Riportiamo brani di una intervista ad una testata nazionale, resa dal segretario della FENIOF, Alessandro Bosi, sulla situazione degli imprenditori funebri ale prese con l’epidemia di COVID-19:
“Quando ci si approccia anche a un morto in abitazione e per cause naturali, non si può dare per scontato che non fosse contagiato”. E continua: “Le Regioni dicono che al decesso non esiste un pregiudizio igienico-sanitario perché cessa la respirazione, ma quando lo si va a vestire e movimentare un minimo di pressione del torace provoca scambi d’aria”.

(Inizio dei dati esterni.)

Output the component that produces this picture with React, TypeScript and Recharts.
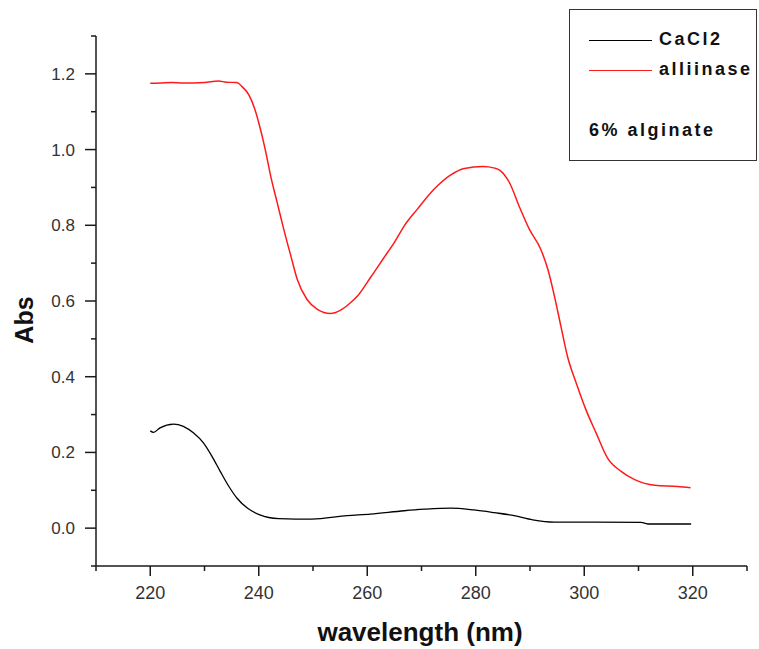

Le onoranze funebri hanno dovuto cambiare radicalmente il loro modus operandi: mascherine, tute, guanti e occhiali sono d’obbligo anche per loro. Rientra certamente nelle ipotesi del lavoro, ma non certo a questi ritmi e con questi numeri.
Conclude Bosi: “Non bisogna creare panico tra gli operatori, ma sono necessarie le massime precauzioni.
Anche noi abbiamo bisogno di materiale per proteggerci, che però inizia a mancare”.
Anche Valeria Leotta, responsabile di SEFIT, mostra le preoccupazioni della propria associazione (gestori di cimiteri, crematori, pompe funebri di area pubblica) e precisa che “Già è stata fatta richiesta al Governo perché emani una normativa emergenziale per tutto ciò che riguarda i funerali, la sepoltura la cremazione.
C’è necessità di equiparazione almeno degli operatori funebri e di quelli degli obitori e camere mortuarie al personale sanitario. Lo stesso – a nostro avviso – anche per i lavoratori dei crematori. Sono parecchi i lavoratori di questo settore già in quarantena. Non è quindi solo la richiesta di avere, per l’intera gamma di servizi che vengono forniti dalle nostre imprese, al pari del personale sanitario, accesso preferenziale a Dispositivi di Protezione Individuale, ma poter far conto su una serie di tamponi, eseguiti periodicamente, per limitare il contagio nella categoria, ma anche per dare tranquillità e sicurezza a chi effettua un lavoro essenziale come quello svolto dai nostri lavoratori.”